Several thousand businesses, in several hundred industries, sell business format franchises in the United States.
But not all are equally successful at attracting buyers.
While there are many reasons for this differential performance, one important explanation is that some ideas are more easily franchised than others.
My research suggests three factors are crucial to making a business franchisable: having an effective method of meeting the needs of customers; documenting that method in a clearly defined operating system; and providing a product or service that can be delivered by a wide range of people.
No one will buy a franchise unless it offers a better way to meet the needs of customers than an entrepreneur can come up with on his or her own. Consider a hamburger franchise. No one will buy into a system that fails to offer better recipes, access to higher quality or less expensive ingredients, a superior process for restaurant management, or something else that goes beyond what an independent operator could develop him or herself.
One of the best indicators that the franchisor has a valuable business is the number of locations that he or she already has.
Another good indicator is a proprietary product or service, or a unique process for producing and delivering that product or service. A recognizable brand name that customers view positively is another good sign.

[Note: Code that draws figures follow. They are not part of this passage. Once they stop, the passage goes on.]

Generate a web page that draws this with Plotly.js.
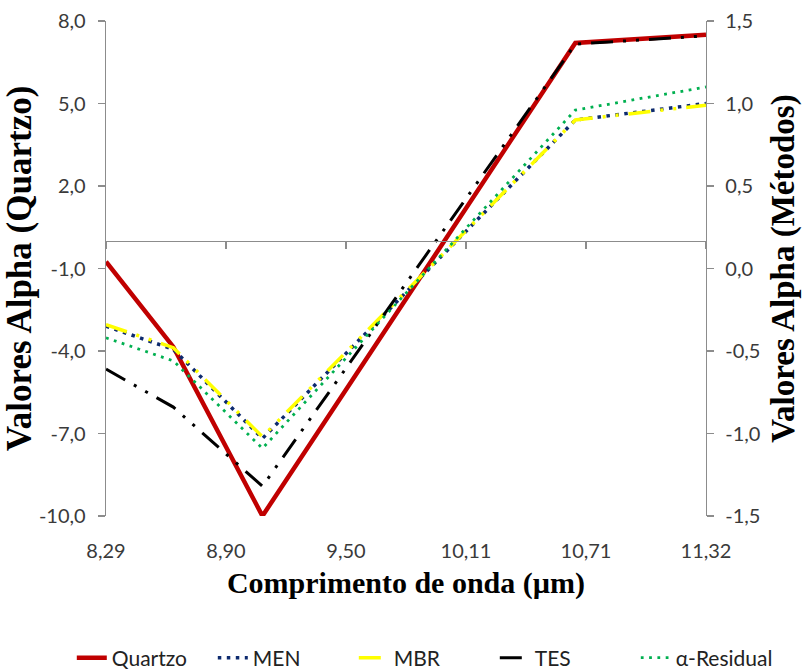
<!DOCTYPE html>
<html>
<head>
<meta charset="utf-8">
<script src="https://cdn.plot.ly/plotly-3.0.1.min.js"></script>
<style>html,body{margin:0;padding:0;background:#fff;}#chart{width:808px;height:669px;}</style>
</head>
<body>
<div id="chart"></div>
<script>
// Wavelengths (µm)
var wavelengths = [8.29, 8.63, 9.08, 10.66, 11.32];
// Left axis series
var quartzo = [-0.75, -3.85, -10.0, 7.2, 7.5];
// Right axis series (methods)
var men = [-0.35, -0.49, -1.03, 0.90, 1.00];
var mbr = [-0.34, -0.48, -1.02, 0.90, 0.99];
var tes = [-0.61, -0.84, -1.32, 1.36, 1.41];
var residual = [-0.42, -0.56, -1.09, 0.96, 1.10];
// Axis ticks and labels
var xTicks = [8.29, 8.896, 9.502, 10.108, 10.714, 11.32];
var xTickLabels = ['8,29', '8,90', '9,50', '10,11', '10,71', '11,32'];
var leftTicks = [-10, -7, -4, -1, 2, 5, 8];
var leftTickLabels = ['-10,0', '-7,0', '-4,0', '-1,0', '2,0', '5,0', '8,0'];
var rightTicks = [-1.5, -1.0, -0.5, 0.0, 0.5, 1.0, 1.5];
var rightTickLabels = ['-1,5', '-1,0', '-0,5', '0,0', '0,5', '1,0', '1,5'];

var tickFont = {family: 'Lato, "Open Sans", sans-serif', size: 20, color: '#3a3a3a'};
var leftTitleFont = {family: '"Liberation Serif", "Times New Roman", serif', size: 35, color: '#000', weight: 700};
var rightTitleFont = {family: '"Liberation Serif", "Times New Roman", serif', size: 33, color: '#000', weight: 700};
var xTitleFont = {family: '"Liberation Serif", "Times New Roman", serif', size: 30, color: '#000', weight: 700};

var traces = [
  {x: wavelengths, y: quartzo, name: 'Quartzo', type: 'scatter', mode: 'lines',
   xaxis: 'x', yaxis: 'y', line: {color: '#C00000', width: 4.5}},
  {x: wavelengths, y: men, name: 'MEN', type: 'scatter', mode: 'lines',
   xaxis: 'x2', yaxis: 'y2', line: {color: '#0D2A6E', width: 3.5, dash: '3.5px,5.5px'}},
  {x: wavelengths, y: mbr, name: 'MBR', type: 'scatter', mode: 'lines',
   xaxis: 'x2', yaxis: 'y2', line: {color: '#FFFF00', width: 3.5, dash: '22px,10px,3px,10px,3px,10px'}},
  {x: wavelengths, y: tes, name: 'TES', type: 'scatter', mode: 'lines',
   xaxis: 'x2', yaxis: 'y2', line: {color: '#000000', width: 3, dash: '22px,10px,3px,10px,3px,10px'}},
  {x: wavelengths, y: residual, name: 'α-Residual', type: 'scatter', mode: 'lines',
   xaxis: 'x2', yaxis: 'y2', line: {color: '#00B050', width: 2.8, dash: '2.8px,5.5px'}}
];

var leftRange = [leftTicks[0], leftTicks[leftTicks.length - 1]];
var rightRange = [rightTicks[0], rightTicks[rightTicks.length - 1]];
var xRange = [xTicks[0], xTicks[xTicks.length - 1]];
var zeroPos = (0 - leftRange[0]) / (leftRange[1] - leftRange[0]);

var axisLine = {showline: true, linecolor: '#8c8c8c', linewidth: 1.3, ticks: 'outside', ticklen: 7,
                tickcolor: '#8c8c8c', tickwidth: 1.3, showgrid: false, zeroline: false};

var layout = {
  width: 808, height: 669,
  margin: {l: 106, r: 102, t: 21, b: 153, autoexpand: false},
  paper_bgcolor: '#fff', plot_bgcolor: '#fff',
  showlegend: true,
  legend: {orientation: 'h', x: -0.057, xanchor: 'left', y: -0.287, yanchor: 'middle',
           font: {family: 'Lato, "Open Sans", sans-serif', size: 21, color: '#222'},
           entrywidth: 96, entrywidthmode: 'pixels', traceorder: 'normal'},
  xaxis: {range: xRange, tickmode: 'array', tickvals: xTicks, ticktext: xTickLabels,
          showline: false, showgrid: false, zeroline: false,
          ticks: 'outside', ticklen: 17, tickcolor: 'rgba(0,0,0,0)', tickfont: tickFont,
          automargin: true,
          title: {text: 'Comprimento de onda (µm)', font: xTitleFont, standoff: 10}},
  xaxis2: Object.assign({range: xRange, overlaying: 'x', anchor: 'free', position: zeroPos,
           side: 'bottom', tickmode: 'array', tickvals: xTicks, showticklabels: false}, axisLine),
  yaxis: Object.assign({range: leftRange, tickmode: 'array', tickvals: leftTicks, ticktext: leftTickLabels,
          tickfont: tickFont, ticklabelstandoff: 8, automargin: true,
          title: {text: 'Valores Alpha (Quartzo)', font: leftTitleFont, standoff: 0}}, axisLine),
  yaxis2: Object.assign({range: rightRange, overlaying: 'y', side: 'right', anchor: 'x2',
           tickmode: 'array', tickvals: rightTicks, ticktext: rightTickLabels,
           tickfont: tickFont, ticklabelstandoff: 7, automargin: true,
           title: {text: 'Valores Alpha (Métodos)', font: rightTitleFont, standoff: 11}}, axisLine)
};

Plotly.newPlot('chart', traces, layout, {staticPlot: true, displayModeBar: false});
</script>
</body>
</html>
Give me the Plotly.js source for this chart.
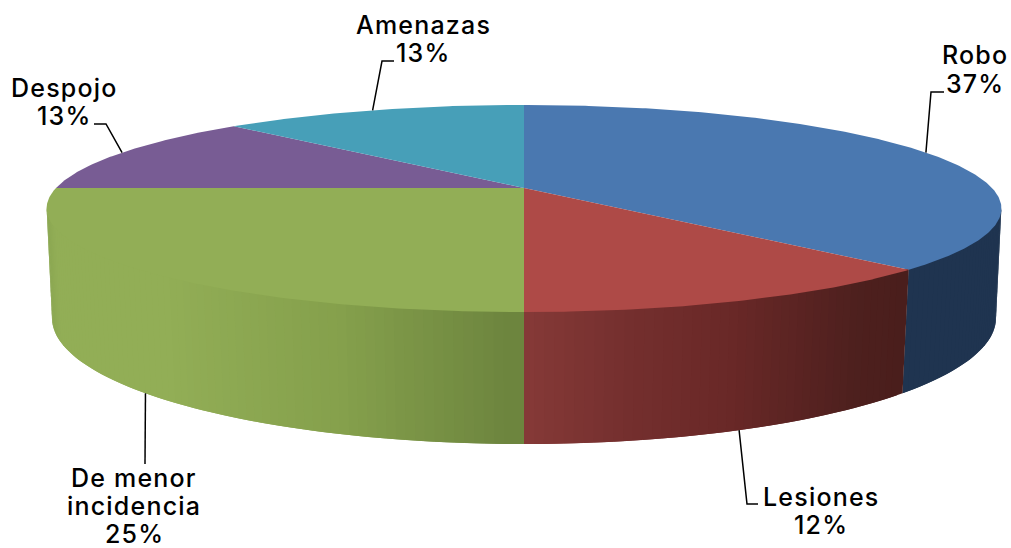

For franchising to work, the business concept needs to be replicable. If the buyer cannot run an outlet as well as the franchisor can run it, then the system won’t be attractive to potential purchasers.
Buyers need to be able to learn the franchisor’s system relatively quickly, even if they have little or no experience in the industry. For that to happen, the franchisor will need to develop a well thought-out operating plan and document it in a clear manual.
Finally, the franchisor needs to appeal to a large number of potential franchisees. To achieve necessary scale economies in advertising, promotion, purchasing, and support services, and to recoup the cost of creating the system, the franchisor needs to sell a sizable number of outlets.
Businesses that appeal to only a handful of perspective franchisees — perhaps because they require a very large investment without offering financing or demand extensive industry expertise from potential owners — are less likely to succeed. If only a small number of would be franchisees are willing or able to buy into a particular system, the developer will be unlikely to attract enough outlet operators to build a successful chain.